— Start of Input records —

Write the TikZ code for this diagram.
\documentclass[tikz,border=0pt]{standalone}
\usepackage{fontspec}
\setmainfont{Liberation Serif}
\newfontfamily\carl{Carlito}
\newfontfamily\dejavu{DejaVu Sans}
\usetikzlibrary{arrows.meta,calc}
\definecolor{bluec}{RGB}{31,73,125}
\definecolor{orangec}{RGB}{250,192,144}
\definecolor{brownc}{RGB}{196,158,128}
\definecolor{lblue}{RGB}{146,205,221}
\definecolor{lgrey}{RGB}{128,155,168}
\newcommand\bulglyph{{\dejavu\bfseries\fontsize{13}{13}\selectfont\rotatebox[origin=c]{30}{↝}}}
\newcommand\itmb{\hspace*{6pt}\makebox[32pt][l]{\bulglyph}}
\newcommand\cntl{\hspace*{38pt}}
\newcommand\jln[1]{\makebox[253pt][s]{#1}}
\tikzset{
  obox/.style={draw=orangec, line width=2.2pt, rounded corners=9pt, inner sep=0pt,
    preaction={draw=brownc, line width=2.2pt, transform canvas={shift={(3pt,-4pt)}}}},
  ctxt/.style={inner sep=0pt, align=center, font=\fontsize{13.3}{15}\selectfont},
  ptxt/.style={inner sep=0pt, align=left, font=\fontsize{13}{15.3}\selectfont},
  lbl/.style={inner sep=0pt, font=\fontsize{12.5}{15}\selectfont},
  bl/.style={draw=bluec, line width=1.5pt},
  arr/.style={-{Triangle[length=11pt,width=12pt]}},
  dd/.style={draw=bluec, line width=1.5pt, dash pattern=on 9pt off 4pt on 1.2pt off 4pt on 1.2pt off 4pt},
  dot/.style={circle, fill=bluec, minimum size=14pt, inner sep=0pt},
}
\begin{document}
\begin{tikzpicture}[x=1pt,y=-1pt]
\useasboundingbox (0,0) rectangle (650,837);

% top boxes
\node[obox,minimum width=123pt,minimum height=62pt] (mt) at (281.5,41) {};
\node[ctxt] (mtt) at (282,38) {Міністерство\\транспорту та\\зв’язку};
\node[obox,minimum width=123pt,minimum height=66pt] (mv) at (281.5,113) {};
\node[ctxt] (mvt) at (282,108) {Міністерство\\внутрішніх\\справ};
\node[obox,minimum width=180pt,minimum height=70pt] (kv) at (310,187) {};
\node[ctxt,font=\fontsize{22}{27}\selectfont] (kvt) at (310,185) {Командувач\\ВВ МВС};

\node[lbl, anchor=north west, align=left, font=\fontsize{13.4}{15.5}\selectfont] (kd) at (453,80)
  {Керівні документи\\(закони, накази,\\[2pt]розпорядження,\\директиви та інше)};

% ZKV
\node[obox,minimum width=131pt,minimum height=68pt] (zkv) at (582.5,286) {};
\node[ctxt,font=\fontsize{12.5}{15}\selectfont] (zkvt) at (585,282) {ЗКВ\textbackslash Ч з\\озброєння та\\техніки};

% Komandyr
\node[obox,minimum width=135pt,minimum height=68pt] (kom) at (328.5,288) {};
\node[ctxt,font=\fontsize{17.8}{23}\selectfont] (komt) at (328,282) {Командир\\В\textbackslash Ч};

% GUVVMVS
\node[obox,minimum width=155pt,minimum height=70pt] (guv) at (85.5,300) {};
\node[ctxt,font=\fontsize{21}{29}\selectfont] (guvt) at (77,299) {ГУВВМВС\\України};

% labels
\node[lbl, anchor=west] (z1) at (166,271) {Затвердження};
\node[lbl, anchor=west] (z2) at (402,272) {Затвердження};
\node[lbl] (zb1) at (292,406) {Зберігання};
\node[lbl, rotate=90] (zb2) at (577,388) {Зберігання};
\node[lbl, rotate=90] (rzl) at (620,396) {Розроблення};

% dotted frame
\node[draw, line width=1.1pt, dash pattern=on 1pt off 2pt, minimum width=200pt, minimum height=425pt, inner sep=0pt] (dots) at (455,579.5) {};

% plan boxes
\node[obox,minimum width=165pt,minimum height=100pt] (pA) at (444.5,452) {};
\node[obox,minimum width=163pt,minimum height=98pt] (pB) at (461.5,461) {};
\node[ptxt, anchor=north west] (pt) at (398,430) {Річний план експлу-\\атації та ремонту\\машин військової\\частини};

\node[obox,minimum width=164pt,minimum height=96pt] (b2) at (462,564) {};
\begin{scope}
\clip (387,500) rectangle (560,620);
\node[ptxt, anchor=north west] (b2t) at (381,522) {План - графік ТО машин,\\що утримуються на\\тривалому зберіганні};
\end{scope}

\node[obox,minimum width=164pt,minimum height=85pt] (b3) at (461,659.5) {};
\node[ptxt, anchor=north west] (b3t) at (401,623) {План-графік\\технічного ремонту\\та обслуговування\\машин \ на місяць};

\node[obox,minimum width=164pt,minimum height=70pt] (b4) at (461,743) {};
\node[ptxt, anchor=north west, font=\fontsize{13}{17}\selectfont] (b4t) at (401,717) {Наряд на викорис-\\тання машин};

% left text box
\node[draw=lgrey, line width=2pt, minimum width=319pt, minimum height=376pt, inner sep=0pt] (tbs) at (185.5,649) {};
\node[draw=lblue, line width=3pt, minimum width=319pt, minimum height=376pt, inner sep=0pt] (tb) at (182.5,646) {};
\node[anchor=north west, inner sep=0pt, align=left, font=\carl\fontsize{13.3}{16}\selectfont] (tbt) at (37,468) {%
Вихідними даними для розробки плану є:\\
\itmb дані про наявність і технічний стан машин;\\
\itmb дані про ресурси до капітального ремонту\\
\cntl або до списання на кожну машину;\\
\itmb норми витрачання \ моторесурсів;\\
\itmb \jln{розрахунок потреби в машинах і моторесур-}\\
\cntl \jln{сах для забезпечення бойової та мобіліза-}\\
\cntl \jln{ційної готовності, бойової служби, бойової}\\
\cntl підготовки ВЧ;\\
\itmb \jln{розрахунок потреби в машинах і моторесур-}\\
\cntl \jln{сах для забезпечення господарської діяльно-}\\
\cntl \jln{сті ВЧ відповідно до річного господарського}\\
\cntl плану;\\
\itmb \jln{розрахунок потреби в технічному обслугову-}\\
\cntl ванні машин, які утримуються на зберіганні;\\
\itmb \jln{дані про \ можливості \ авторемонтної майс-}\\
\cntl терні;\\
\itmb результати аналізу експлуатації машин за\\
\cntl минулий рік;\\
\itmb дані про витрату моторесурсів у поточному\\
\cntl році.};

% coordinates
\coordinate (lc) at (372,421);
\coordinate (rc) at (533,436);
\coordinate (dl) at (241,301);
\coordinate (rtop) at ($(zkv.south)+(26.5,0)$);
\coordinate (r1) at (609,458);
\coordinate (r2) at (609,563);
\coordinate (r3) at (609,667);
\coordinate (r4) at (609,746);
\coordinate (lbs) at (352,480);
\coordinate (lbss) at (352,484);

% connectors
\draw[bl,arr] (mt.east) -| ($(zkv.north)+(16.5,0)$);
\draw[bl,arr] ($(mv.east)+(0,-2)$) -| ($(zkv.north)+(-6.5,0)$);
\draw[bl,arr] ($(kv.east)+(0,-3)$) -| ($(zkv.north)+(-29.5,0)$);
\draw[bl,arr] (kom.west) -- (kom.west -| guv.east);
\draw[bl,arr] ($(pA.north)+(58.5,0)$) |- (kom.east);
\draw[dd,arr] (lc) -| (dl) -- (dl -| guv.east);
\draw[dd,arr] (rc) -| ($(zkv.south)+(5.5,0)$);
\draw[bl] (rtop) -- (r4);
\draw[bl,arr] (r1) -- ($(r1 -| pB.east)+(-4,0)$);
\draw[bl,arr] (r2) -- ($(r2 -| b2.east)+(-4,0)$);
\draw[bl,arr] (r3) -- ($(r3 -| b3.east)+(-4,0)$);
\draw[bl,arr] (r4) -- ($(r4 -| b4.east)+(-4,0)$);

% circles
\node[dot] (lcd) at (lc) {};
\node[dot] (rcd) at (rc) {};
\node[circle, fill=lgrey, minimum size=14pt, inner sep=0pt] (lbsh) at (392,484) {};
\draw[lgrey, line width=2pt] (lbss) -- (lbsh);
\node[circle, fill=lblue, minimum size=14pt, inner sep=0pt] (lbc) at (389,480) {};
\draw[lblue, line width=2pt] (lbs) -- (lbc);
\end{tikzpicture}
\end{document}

— End of Input records —
— Start of Input records —

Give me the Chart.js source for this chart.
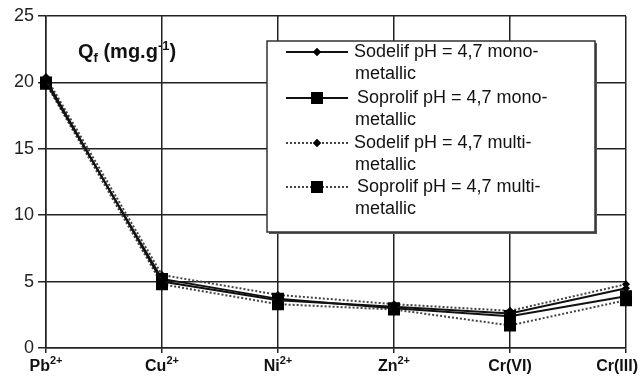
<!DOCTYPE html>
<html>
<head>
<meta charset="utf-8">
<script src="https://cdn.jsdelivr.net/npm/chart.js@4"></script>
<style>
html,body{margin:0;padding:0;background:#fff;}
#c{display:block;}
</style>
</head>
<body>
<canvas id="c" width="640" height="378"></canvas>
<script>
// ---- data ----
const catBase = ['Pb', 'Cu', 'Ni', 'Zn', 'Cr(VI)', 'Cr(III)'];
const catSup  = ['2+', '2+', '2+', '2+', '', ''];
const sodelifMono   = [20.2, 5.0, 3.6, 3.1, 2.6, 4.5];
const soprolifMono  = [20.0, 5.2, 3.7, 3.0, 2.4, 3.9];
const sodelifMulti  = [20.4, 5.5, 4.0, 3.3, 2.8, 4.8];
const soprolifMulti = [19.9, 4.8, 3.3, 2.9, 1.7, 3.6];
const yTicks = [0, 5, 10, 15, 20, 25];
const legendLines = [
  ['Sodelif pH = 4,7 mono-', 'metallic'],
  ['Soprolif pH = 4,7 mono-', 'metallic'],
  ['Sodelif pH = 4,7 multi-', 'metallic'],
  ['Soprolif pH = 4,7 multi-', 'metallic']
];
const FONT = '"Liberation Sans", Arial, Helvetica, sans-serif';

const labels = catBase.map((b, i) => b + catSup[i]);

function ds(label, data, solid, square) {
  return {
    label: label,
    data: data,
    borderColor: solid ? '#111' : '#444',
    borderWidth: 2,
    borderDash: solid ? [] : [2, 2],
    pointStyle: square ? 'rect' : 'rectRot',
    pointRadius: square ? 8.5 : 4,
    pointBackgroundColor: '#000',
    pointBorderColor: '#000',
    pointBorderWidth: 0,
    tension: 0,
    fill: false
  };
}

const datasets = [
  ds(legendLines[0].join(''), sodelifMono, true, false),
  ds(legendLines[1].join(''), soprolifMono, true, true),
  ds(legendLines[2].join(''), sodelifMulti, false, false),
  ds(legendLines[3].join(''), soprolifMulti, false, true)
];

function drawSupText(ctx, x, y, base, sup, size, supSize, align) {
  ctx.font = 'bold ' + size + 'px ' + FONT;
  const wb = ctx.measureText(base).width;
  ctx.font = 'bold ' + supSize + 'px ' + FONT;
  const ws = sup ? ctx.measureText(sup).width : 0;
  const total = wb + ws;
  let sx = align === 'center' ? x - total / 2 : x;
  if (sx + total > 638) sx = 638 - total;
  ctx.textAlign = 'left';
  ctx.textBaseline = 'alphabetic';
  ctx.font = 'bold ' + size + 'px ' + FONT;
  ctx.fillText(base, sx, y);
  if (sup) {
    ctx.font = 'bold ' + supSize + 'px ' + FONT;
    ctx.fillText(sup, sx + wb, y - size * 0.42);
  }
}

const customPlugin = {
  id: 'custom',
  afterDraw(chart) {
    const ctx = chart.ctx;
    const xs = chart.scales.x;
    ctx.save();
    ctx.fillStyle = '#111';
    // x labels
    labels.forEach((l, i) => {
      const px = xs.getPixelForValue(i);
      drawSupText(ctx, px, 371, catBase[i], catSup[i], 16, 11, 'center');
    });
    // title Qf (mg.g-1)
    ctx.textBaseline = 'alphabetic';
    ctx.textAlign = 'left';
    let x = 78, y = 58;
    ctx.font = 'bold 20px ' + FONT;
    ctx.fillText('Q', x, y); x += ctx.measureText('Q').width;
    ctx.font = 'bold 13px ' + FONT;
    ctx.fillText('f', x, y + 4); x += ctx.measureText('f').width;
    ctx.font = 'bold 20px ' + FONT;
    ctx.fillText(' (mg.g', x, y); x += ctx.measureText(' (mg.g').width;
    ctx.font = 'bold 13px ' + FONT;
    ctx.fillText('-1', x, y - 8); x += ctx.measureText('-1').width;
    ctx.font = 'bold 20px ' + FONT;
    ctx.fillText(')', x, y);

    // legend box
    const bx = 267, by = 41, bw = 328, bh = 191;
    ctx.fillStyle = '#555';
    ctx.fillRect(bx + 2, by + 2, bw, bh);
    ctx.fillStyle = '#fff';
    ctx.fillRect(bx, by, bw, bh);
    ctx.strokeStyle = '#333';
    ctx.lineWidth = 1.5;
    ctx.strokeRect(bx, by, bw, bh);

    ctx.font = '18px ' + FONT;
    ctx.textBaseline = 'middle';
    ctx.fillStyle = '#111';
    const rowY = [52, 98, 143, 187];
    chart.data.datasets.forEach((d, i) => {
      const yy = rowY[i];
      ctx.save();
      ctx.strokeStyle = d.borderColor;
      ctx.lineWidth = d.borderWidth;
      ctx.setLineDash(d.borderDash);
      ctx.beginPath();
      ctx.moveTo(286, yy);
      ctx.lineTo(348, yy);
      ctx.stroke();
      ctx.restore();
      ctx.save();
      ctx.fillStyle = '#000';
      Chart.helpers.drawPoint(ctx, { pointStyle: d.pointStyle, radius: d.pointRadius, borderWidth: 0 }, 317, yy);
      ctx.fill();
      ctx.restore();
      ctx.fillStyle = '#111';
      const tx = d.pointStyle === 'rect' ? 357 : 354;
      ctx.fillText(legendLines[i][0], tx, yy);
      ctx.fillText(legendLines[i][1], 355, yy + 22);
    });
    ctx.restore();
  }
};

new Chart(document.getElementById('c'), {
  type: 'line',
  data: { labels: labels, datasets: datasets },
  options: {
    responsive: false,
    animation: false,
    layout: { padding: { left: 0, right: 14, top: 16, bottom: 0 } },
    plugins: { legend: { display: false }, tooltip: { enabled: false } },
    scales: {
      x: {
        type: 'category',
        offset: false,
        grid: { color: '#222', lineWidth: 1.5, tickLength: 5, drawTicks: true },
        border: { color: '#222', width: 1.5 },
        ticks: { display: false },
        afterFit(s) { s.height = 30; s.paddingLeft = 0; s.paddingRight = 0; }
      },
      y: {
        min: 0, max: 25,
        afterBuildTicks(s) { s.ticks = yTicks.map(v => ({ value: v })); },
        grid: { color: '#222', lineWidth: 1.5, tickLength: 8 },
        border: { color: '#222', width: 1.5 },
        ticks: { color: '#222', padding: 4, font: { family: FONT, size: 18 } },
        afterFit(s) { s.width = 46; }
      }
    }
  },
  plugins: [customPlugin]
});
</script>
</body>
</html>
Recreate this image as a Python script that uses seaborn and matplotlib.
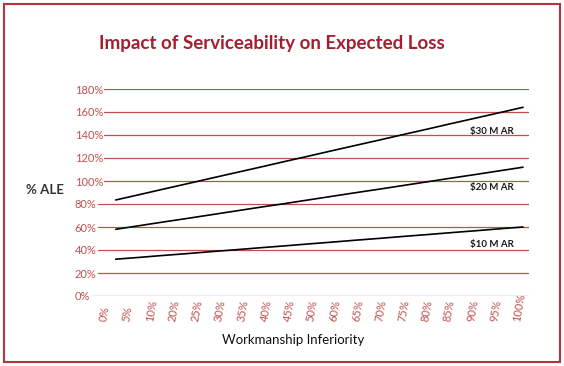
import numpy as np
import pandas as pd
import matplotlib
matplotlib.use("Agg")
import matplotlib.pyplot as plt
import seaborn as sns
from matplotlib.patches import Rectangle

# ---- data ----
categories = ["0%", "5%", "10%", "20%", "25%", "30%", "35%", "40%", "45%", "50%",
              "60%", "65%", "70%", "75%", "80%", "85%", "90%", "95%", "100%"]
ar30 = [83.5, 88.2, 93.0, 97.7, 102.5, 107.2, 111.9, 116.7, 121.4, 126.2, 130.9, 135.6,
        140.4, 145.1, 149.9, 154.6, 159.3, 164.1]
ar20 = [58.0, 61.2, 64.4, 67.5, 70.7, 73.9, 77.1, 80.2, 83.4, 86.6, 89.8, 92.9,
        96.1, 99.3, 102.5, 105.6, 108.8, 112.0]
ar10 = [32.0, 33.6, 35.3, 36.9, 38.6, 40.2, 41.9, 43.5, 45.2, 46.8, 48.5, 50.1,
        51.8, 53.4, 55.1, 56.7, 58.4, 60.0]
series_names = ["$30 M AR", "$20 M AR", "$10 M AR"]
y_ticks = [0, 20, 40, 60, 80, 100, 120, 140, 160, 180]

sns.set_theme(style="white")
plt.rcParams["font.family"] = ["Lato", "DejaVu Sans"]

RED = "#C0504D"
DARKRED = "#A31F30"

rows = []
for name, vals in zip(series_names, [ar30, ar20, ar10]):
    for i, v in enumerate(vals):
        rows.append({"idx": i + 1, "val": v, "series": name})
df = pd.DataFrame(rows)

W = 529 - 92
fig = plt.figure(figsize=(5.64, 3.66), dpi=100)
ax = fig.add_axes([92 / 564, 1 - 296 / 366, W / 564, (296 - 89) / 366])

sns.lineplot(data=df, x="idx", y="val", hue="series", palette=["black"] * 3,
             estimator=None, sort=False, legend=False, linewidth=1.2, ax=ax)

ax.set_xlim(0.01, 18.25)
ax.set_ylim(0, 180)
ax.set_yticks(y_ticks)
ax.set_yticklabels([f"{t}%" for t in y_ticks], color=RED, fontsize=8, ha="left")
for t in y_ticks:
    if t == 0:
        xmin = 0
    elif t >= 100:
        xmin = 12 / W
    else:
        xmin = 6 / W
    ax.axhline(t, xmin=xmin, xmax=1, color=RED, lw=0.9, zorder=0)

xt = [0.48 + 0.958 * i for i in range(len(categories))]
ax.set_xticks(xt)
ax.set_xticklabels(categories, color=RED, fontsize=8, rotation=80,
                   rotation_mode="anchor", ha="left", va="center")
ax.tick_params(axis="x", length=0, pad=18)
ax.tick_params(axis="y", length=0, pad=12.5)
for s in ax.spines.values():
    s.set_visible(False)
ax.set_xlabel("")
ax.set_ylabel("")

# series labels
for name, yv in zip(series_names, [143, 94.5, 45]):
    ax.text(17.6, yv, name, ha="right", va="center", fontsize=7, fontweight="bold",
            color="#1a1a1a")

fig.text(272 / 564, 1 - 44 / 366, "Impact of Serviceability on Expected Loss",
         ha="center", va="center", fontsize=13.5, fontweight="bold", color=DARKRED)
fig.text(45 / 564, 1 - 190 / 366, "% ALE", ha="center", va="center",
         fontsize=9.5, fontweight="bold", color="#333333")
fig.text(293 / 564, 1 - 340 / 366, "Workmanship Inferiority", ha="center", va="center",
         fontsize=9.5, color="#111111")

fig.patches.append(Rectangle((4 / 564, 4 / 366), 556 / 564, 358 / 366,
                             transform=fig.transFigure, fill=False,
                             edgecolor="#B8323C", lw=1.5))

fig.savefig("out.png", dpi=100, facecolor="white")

— End of Input records —

Given exercise:
Using the data above, which lines fall from the one with "Give me the Chart.js source for this chart." through the one with "const labels = catBase.map((b, i)"? Repeat them exactly, ends included, minus any pictures.

Result below:
Give me the Chart.js source for this chart.
<!DOCTYPE html>
<html>
<head>
<meta charset="utf-8">
<script src="https://cdn.jsdelivr.net/npm/chart.js@4"></script>
<style>
html,body{margin:0;padding:0;background:#fff;}
#c{display:block;}
</style>
</head>
<body>
<canvas id="c" width="640" height="378"></canvas>
<script>
// ---- data ----
const catBase = ['Pb', 'Cu', 'Ni', 'Zn', 'Cr(VI)', 'Cr(III)'];
const catSup  = ['2+', '2+', '2+', '2+', '', ''];
const sodelifMono   = [20.2, 5.0, 3.6, 3.1, 2.6, 4.5];
const soprolifMono  = [20.0, 5.2, 3.7, 3.0, 2.4, 3.9];
const sodelifMulti  = [20.4, 5.5, 4.0, 3.3, 2.8, 4.8];
const soprolifMulti = [19.9, 4.8, 3.3, 2.9, 1.7, 3.6];
const yTicks = [0, 5, 10, 15, 20, 25];
const legendLines = [
  ['Sodelif pH = 4,7 mono-', 'metallic'],
  ['Soprolif pH = 4,7 mono-', 'metallic'],
  ['Sodelif pH = 4,7 multi-', 'metallic'],
  ['Soprolif pH = 4,7 multi-', 'metallic']
];
const FONT = '"Liberation Sans", Arial, Helvetica, sans-serif';

const labels = catBase.map((b, i) => b + catSup[i]);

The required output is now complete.